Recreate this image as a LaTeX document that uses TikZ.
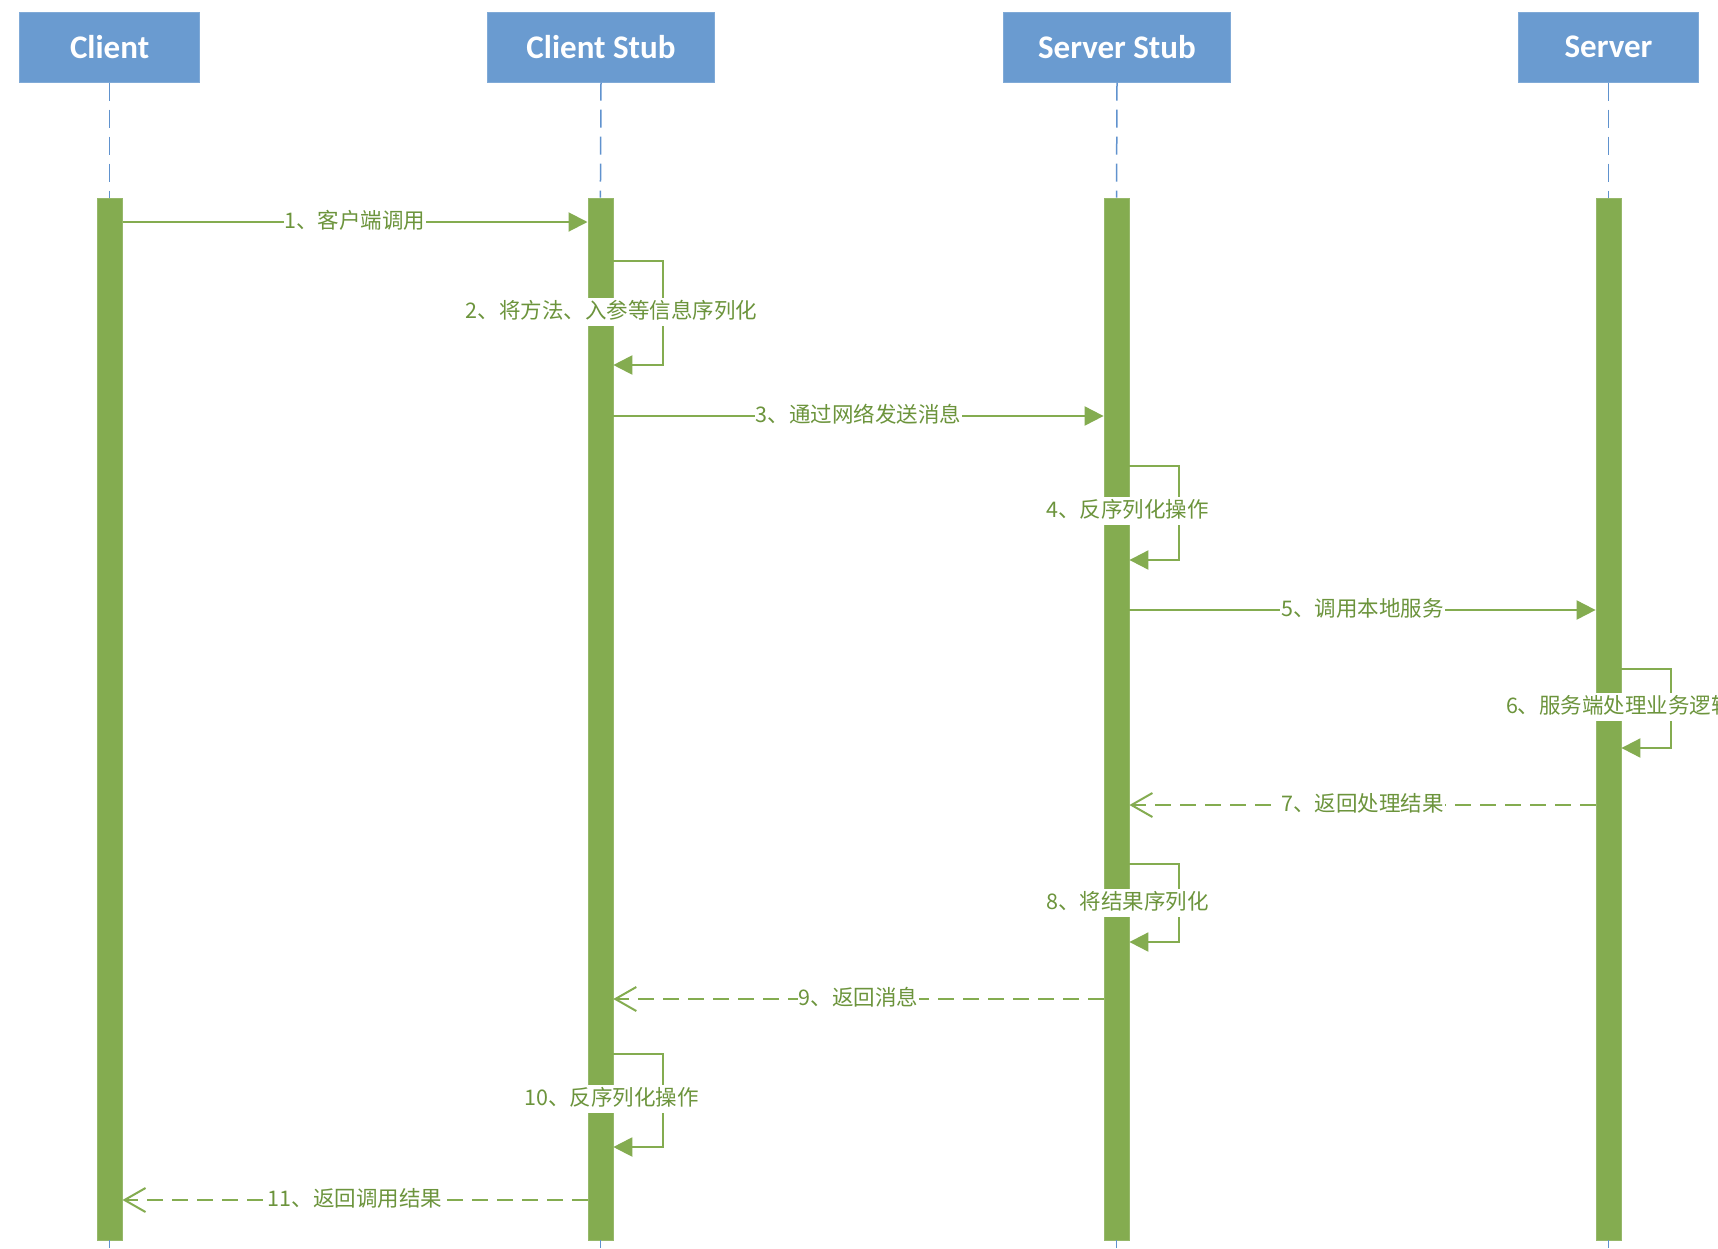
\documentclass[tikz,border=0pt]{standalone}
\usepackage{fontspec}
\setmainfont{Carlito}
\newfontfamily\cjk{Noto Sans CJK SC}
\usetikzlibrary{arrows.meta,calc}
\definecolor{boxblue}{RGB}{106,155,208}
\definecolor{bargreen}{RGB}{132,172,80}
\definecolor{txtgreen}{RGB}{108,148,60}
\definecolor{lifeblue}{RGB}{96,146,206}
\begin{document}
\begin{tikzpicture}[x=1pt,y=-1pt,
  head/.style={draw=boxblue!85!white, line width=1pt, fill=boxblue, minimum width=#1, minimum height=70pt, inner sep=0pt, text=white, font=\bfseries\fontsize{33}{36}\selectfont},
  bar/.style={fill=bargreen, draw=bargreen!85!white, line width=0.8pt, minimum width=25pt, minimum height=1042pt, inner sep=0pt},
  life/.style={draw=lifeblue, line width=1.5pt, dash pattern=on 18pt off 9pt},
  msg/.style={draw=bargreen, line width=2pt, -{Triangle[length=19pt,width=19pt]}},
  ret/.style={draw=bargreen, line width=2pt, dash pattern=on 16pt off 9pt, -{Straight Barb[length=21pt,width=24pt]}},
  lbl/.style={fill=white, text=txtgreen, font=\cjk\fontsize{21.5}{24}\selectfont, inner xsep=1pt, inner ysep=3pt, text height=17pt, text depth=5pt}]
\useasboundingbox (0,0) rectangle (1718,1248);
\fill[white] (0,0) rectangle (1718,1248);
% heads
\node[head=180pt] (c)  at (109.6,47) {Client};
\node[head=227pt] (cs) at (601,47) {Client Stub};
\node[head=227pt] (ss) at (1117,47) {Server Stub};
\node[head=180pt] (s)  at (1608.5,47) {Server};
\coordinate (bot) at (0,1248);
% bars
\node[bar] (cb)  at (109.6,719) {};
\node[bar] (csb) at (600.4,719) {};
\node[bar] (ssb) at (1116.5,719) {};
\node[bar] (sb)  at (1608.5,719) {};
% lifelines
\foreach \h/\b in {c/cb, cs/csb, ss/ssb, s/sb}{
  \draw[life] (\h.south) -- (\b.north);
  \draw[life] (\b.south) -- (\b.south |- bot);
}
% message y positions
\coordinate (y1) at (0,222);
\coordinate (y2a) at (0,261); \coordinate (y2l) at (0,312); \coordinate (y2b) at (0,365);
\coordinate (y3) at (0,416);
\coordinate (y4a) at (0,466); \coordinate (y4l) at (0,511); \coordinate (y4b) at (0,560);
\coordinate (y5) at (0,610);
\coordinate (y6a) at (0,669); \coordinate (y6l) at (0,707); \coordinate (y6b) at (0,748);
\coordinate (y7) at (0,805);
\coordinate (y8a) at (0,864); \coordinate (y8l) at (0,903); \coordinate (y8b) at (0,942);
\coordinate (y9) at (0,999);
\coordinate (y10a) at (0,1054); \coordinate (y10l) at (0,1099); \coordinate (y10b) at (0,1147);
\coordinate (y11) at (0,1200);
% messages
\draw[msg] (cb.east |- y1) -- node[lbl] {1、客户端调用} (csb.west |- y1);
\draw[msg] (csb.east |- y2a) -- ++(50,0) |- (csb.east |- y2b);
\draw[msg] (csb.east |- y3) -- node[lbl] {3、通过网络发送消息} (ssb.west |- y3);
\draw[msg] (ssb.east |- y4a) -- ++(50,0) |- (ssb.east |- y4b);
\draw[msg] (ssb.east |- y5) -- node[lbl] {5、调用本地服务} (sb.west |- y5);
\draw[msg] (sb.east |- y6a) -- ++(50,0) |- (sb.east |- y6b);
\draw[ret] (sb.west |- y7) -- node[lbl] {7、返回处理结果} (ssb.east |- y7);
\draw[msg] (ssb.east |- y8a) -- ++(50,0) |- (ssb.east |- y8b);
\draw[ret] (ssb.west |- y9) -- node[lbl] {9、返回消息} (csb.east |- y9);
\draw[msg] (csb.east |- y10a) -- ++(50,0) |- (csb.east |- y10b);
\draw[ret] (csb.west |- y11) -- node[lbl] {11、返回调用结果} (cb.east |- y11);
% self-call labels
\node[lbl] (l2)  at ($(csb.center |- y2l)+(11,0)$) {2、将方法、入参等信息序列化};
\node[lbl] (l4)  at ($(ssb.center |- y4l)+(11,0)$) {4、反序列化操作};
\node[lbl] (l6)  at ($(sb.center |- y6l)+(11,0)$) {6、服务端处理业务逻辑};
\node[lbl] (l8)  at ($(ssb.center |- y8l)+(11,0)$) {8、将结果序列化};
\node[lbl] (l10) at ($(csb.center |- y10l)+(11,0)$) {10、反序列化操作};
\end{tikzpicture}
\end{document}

Requirement —
Each line above is to be copied verbatim. Drop any image from the copy.

Output below —
Recreate this image as a LaTeX document that uses TikZ.
\documentclass[tikz,border=0pt]{standalone}
\usepackage{fontspec}
\setmainfont{Carlito}
\newfontfamily\cjk{Noto Sans CJK SC}
\usetikzlibrary{arrows.meta,calc}
\definecolor{boxblue}{RGB}{106,155,208}
\definecolor{bargreen}{RGB}{132,172,80}
\definecolor{txtgreen}{RGB}{108,148,60}
\definecolor{lifeblue}{RGB}{96,146,206}
\begin{document}
\begin{tikzpicture}[x=1pt,y=-1pt,
  head/.style={draw=boxblue!85!white, line width=1pt, fill=boxblue, minimum width=#1, minimum height=70pt, inner sep=0pt, text=white, font=\bfseries\fontsize{33}{36}\selectfont},
  bar/.style={fill=bargreen, draw=bargreen!85!white, line width=0.8pt, minimum width=25pt, minimum height=1042pt, inner sep=0pt},
  life/.style={draw=lifeblue, line width=1.5pt, dash pattern=on 18pt off 9pt},
  msg/.style={draw=bargreen, line width=2pt, -{Triangle[length=19pt,width=19pt]}},
  ret/.style={draw=bargreen, line width=2pt, dash pattern=on 16pt off 9pt, -{Straight Barb[length=21pt,width=24pt]}},
  lbl/.style={fill=white, text=txtgreen, font=\cjk\fontsize{21.5}{24}\selectfont, inner xsep=1pt, inner ysep=3pt, text height=17pt, text depth=5pt}]
\useasboundingbox (0,0) rectangle (1718,1248);
\fill[white] (0,0) rectangle (1718,1248);
% heads
\node[head=180pt] (c)  at (109.6,47) {Client};
\node[head=227pt] (cs) at (601,47) {Client Stub};
\node[head=227pt] (ss) at (1117,47) {Server Stub};
\node[head=180pt] (s)  at (1608.5,47) {Server};
\coordinate (bot) at (0,1248);
% bars
\node[bar] (cb)  at (109.6,719) {};
\node[bar] (csb) at (600.4,719) {};
\node[bar] (ssb) at (1116.5,719) {};
\node[bar] (sb)  at (1608.5,719) {};
% lifelines
\foreach \h/\b in {c/cb, cs/csb, ss/ssb, s/sb}{
  \draw[life] (\h.south) -- (\b.north);
  \draw[life] (\b.south) -- (\b.south |- bot);
}
% message y positions
\coordinate (y1) at (0,222);
\coordinate (y2a) at (0,261); \coordinate (y2l) at (0,312); \coordinate (y2b) at (0,365);
\coordinate (y3) at (0,416);
\coordinate (y4a) at (0,466); \coordinate (y4l) at (0,511); \coordinate (y4b) at (0,560);
\coordinate (y5) at (0,610);
\coordinate (y6a) at (0,669); \coordinate (y6l) at (0,707); \coordinate (y6b) at (0,748);
\coordinate (y7) at (0,805);
\coordinate (y8a) at (0,864); \coordinate (y8l) at (0,903); \coordinate (y8b) at (0,942);
\coordinate (y9) at (0,999);
\coordinate (y10a) at (0,1054); \coordinate (y10l) at (0,1099); \coordinate (y10b) at (0,1147);
\coordinate (y11) at (0,1200);
% messages
\draw[msg] (cb.east |- y1) -- node[lbl] {1、客户端调用} (csb.west |- y1);
\draw[msg] (csb.east |- y2a) -- ++(50,0) |- (csb.east |- y2b);
\draw[msg] (csb.east |- y3) -- node[lbl] {3、通过网络发送消息} (ssb.west |- y3);
\draw[msg] (ssb.east |- y4a) -- ++(50,0) |- (ssb.east |- y4b);
\draw[msg] (ssb.east |- y5) -- node[lbl] {5、调用本地服务} (sb.west |- y5);
\draw[msg] (sb.east |- y6a) -- ++(50,0) |- (sb.east |- y6b);
\draw[ret] (sb.west |- y7) -- node[lbl] {7、返回处理结果} (ssb.east |- y7);
\draw[msg] (ssb.east |- y8a) -- ++(50,0) |- (ssb.east |- y8b);
\draw[ret] (ssb.west |- y9) -- node[lbl] {9、返回消息} (csb.east |- y9);
\draw[msg] (csb.east |- y10a) -- ++(50,0) |- (csb.east |- y10b);
\draw[ret] (csb.west |- y11) -- node[lbl] {11、返回调用结果} (cb.east |- y11);
% self-call labels
\node[lbl] (l2)  at ($(csb.center |- y2l)+(11,0)$) {2、将方法、入参等信息序列化};
\node[lbl] (l4)  at ($(ssb.center |- y4l)+(11,0)$) {4、反序列化操作};
\node[lbl] (l6)  at ($(sb.center |- y6l)+(11,0)$) {6、服务端处理业务逻辑};
\node[lbl] (l8)  at ($(ssb.center |- y8l)+(11,0)$) {8、将结果序列化};
\node[lbl] (l10) at ($(csb.center |- y10l)+(11,0)$) {10、反序列化操作};
\end{tikzpicture}
\end{document}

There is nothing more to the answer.